Importing data into HubSpot is easy. Importing it well is the part that decides whether your portal is trusted a year from now. The goal isn't to move records into HubSpot — it's to land on clean, deduplicated, correctly-associated data that your team and your reporting can rely on. Most failed HubSpot rollouts trace back to a rushed first import: duplicates, broken associations, and properties nobody agreed on. Here's the practitioner's read on doing it right the first time.
What should you do before you import anything?
Decide your data model first — objects, properties, and owners — because an import only ever bakes in the structure you bring to it. HubSpot organizes everything into records (contacts, companies, deals, tickets) connected by associations. Before a single row goes in, confirm three things: which objects you're importing, which properties each one needs (and that they exist in HubSpot, with the right field type), and how records associate to each other. Worked example: importing contacts and companies in one pass with a shared Company name or domain column lets HubSpot auto-associate them — skip that and you get thousands of orphaned contacts you'll spend weeks reconnecting.
How do you actually structure the import file?
One object per file (or one multi-object file with clear column headers), with a unique identifier in every row. Clean the spreadsheet before HubSpot ever sees it: consistent date formats, split first/last names, a single column per property, and a deduplicated unique key — email for contacts, domain for companies. HubSpot matches on those unique IDs to update existing records instead of creating duplicates, so getting the key right is what separates a clean import from a doubled database. Map every column to a HubSpot property during the import — anything left "Don't import" is data quietly lost.
How do you avoid creating duplicates?
Let HubSpot deduplicate on a unique identifier, and run a duplicate check before and after. Contacts dedupe on email (and Record ID); companies on domain (and Record ID). If your source has two rows for the same person with different emails, HubSpot can't know they're the same — so the dedupe work happens in the spreadsheet first. After import, use HubSpot's duplicate management tool to catch what slipped through. Worked example: a 6,000-row list where 400 contacts already existed in HubSpot — matching on email updated those 400 in place and created only the genuinely new records, instead of leaving you with 6,400 contacts and 400 duplicates.
What happens after the import — and why does it matter most?
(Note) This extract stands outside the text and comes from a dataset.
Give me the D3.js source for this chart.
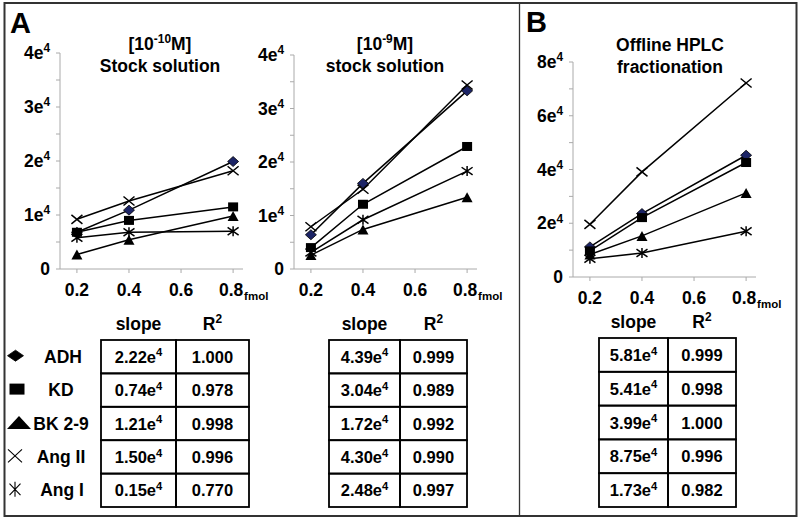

Validation is the step everyone skips and the one that decides whether the data is trusted. After import, spot-check a sample of records: did associations form, did properties land in the right fields, are lifecycle stages and owners correct? Set up the validation and required-property rules that keep the data clean going forward, because an import is a snapshot — without hygiene rules, the same decay creeps back within a quarter. This is exactly the order we follow with clients: model the data, import on clean keys, then validate and put guardrails in place.
The IV-Lead take
The import is the easy 20%; the data model, the dedupe discipline, and the validation rules are the 80% that decide whether anyone trusts the portal later. A clean import is the cheapest insurance you'll ever buy on a HubSpot investment — and a messy one is the most expensive shortcut. If you're migrating off another CRM, that's doubly true: you want to land on clean records, not a faithful copy of the old mess.
Planning a HubSpot import or migration? Book a 30-minute portal audit — we'll tell you straight whether your data is ready to import, and what to fix first. For the bigger picture, see how we approach HubSpot implementation and optimization.
Frequently asked questions
What file format does HubSpot need for imports?
A .csv, .xlsx, or .xls file, UTF-8 encoded, with one property per column and a header row. Keep it under HubSpot's row/size limits or split it into batches.
How do I import contacts and companies so they associate automatically?
Include a shared key — company name or domain — in both, and import them together (or import companies first). HubSpot uses that key to form the association automatically.
Will importing create duplicate records?
Not if you import with a unique identifier (email for contacts, domain for companies). HubSpot matches on it to update existing records rather than duplicate them — so the dedupe work in your source file is what prevents duplicates.
Can I undo a HubSpot import?
Yes — HubSpot lets you roll back a recent import, which deletes the records it created. It won't reverse updates to pre-existing records, so validate on a small test batch before running the full file.